When does the two-year injury clock start running in Georgia?


The two-year period usually begins on the date the injury happens. In a typical accident, the cause of action accrues at the moment of the harm, and O.C.G.A. § 9-3-33 counts the two years from that point. For most car crashes and falls, the answer is simply the day the incident occurred.

Accrual in the ordinary case

A statute of limitations runs from when the claim “accrues,” which for an immediate, obvious injury is the date of the event. Someone hurt in a collision on a given day generally has two years from that day to file suit. There is no separate grace period built into the rule, and ongoing settlement talks with an insurer do not move the start date or pause the clock once it has begun.

Because the trigger is usually the incident itself, the safest practice is to treat the date of the accident as day one and count forward.

When the harm is not immediately apparent

Not every injury announces itself at once. Some harms are not discoverable right away, and Georgia recognizes that a claim should not be lost before a person could reasonably know they were hurt. In limited circumstances, the law looks to when the injury was discovered or reasonably should have been discovered rather than to the raw date of the wrongful act. This concept tends to arise where the connection between conduct and harm is hidden or delayed.

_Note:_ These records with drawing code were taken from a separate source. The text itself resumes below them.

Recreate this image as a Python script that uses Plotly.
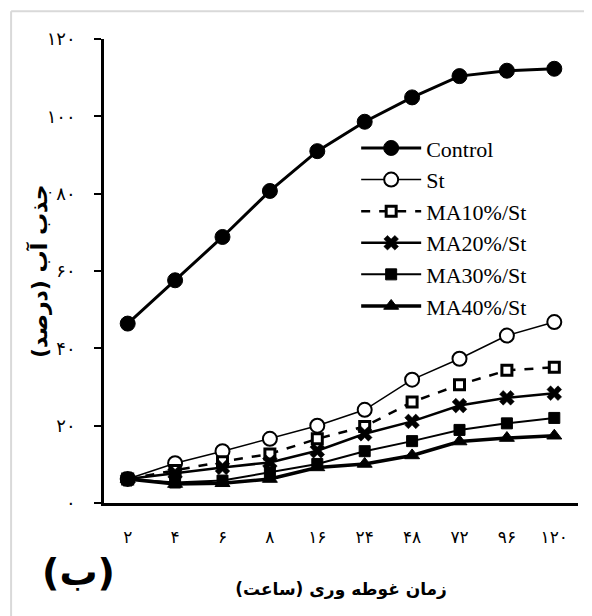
import plotly.graph_objects as go

hours_fa = ["۲", "۴", "۶", "۸", "۱۶", "۲۴", "۴۸", "۷۲", "۹۶", "۱۲۰"]

control = [46.4, 57.6, 68.8, 80.7, 91.0, 98.6, 104.9, 110.4, 111.8, 112.3]
st = [6.2, 10.3, 13.4, 16.6, 20.0, 24.1, 31.9, 37.3, 43.3, 46.8]
ma10 = [6.2, 8.4, 10.7, 12.7, 16.6, 19.8, 26.1, 30.6, 34.3, 35.1]
ma20 = [6.2, 7.7, 9.2, 10.5, 13.5, 17.9, 21.1, 25.2, 27.2, 28.4]
ma30 = [6.2, 5.3, 5.8, 7.9, 10.1, 13.4, 16.0, 18.9, 20.6, 22.0]
ma40 = [6.2, 4.9, 5.1, 6.2, 9.2, 10.1, 12.3, 15.9, 16.8, 17.4]

y_ticks = [0, 20, 40, 60, 80, 100, 120]
y_ticktext = ["۰", "۲۰", "۴۰", "۶۰", "۸۰", "۱۰۰", "۱۲۰"]

series = [
    ("Control", control, dict(width=3, dash="solid"),
     dict(symbol="circle", size=15, color="black", line=dict(color="black", width=1))),
    ("St", st, dict(width=1.5, dash="solid"),
     dict(symbol="circle", size=14, color="white", line=dict(color="black", width=2))),
    ("MA10%/St", ma10, dict(width=2.5, dash="dash"),
     dict(symbol="square", size=10, color="white", line=dict(color="black", width=3))),
    ("MA20%/St", ma20, dict(width=2.5, dash="solid"),
     dict(symbol="x", size=13, color="black", line=dict(color="black", width=0.5))),
    ("MA30%/St", ma30, dict(width=2, dash="solid"),
     dict(symbol="square", size=11, color="black", line=dict(color="black", width=1))),
    ("MA40%/St", ma40, dict(width=3.5, dash="solid"),
     dict(symbol="triangle-up", size=13, color="black", line=dict(color="black", width=1))),
]

fig = go.Figure()
for name, vals, ln, mk in series:
    fig.add_trace(go.Scatter(
        x=hours_fa, y=vals, name=name, mode="lines+markers",
        line=dict(color="black", **ln), marker=mk,
    ))

fig.update_layout(
    width=592, height=616,
    margin=dict(l=96, r=22, t=31, b=121),
    paper_bgcolor="white", plot_bgcolor="white",
    showlegend=True,
    legend=dict(
        x=0.532, y=0.81, xanchor="left", yanchor="top",
        bgcolor="rgba(0,0,0,0)",
        font=dict(family="Liberation Serif", size=22, color="black"),
        tracegroupgap=0, itemwidth=60,
    ),
    xaxis=dict(
        type="category", range=[-0.5, 9.5],
        showline=True, linecolor="black", linewidth=2.5,
        ticks="", showgrid=False, zeroline=False,
        tickfont=dict(family="DejaVu Sans", size=17, color="black"),
        ticklabelstandoff=17,
        title=dict(text="<b>زمان غوطه وری (ساعت)</b>",
                   font=dict(family="DejaVu Sans", size=17, color="black"),
                   standoff=37),
    ),
    yaxis=dict(
        range=[0, 120], tickvals=y_ticks, ticktext=y_ticktext,
        showline=True, linecolor="black", linewidth=2.5,
        ticks="outside", ticklen=7, tickwidth=2, tickcolor="black",
        showgrid=False, zeroline=False,
        tickfont=dict(family="DejaVu Sans", size=18, color="black"),
        ticklabelstandoff=15,
    ),
)

# y-axis title (placed as a rotated annotation so it can sit close to the tick labels)
fig.add_annotation(
    text="<b>جذب آب (درصد)</b>", xref="paper", yref="paper",
    x=-0.139, y=0.5, xanchor="center", yanchor="middle", textangle=-90,
    showarrow=False, font=dict(family="DejaVu Sans", size=22, color="black"),
)

fig.add_annotation(
    text="<b>(ب)</b>", xref="paper", yref="paper",
    x=-0.053, y=-0.149, xanchor="center", yanchor="middle",
    showarrow=False, font=dict(family="DejaVu Sans", size=38, color="black"),
)

# light gray frame around the chart image
fig.add_shape(type="line", xref="paper", yref="paper",
              x0=-0.196, x1=1.2, y0=1.06, y1=1.06,
              line=dict(color="#d9d9d9", width=2))
fig.add_shape(type="line", xref="paper", yref="paper",
              x0=-0.196, x1=-0.196, y0=1.06, y1=-0.3,
              line=dict(color="#d9d9d9", width=2))

fig.write_html("out.html")
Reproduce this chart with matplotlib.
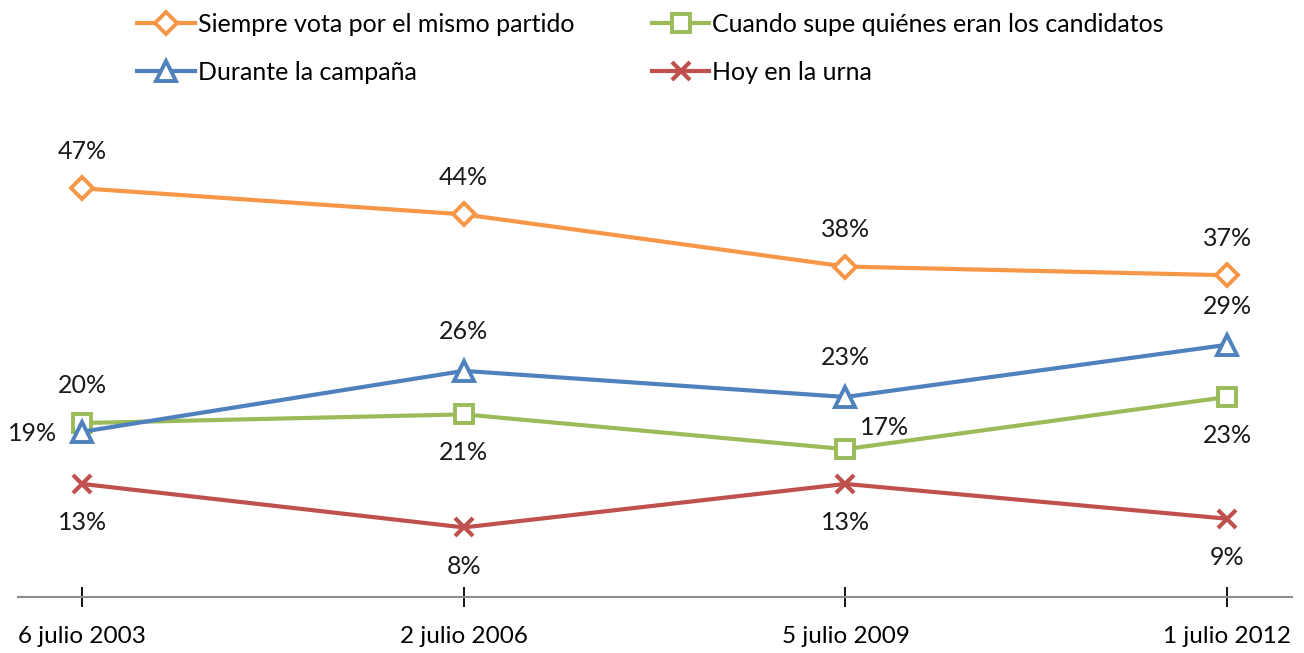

The discovery principle is an exception, not the default. It applies in particular fact patterns and has its own contours, so it should not be assumed to extend an ordinary accident deadline.

Circumstances that affect the start or length

Several situations change either when the clock starts or how long it runs:

  • An injured minor’s period is generally tolled, so the clock effectively waits until adulthood.
  • Some statutes impose an outer limit that caps the total time regardless of discovery.
  • Death, incapacity, or other specific conditions can alter the accrual analysis.
  • Different claims arising from one event may accrue and run on separate schedules.

Each of these can shift the date that actually matters for filing, which is why the start point should be pinned down for the specific claim.

The bottom line

In Georgia, the two-year injury clock generally starts on the date the injury occurs, and the two years are counted from there under O.C.G.A. § 9-3-33. A narrow discovery rule can delay the start where harm is not reasonably knowable at the time, and tolling for minors and other special conditions can change the calculation. For a straightforward accident, treating the incident date as the starting line is the prudent approach.


This article is for general educational and informational purposes only and is not legal advice. It does not create an attorney-client relationship, and Georgia law may change. For advice about a specific situation, consult a licensed Georgia personal injury attorney.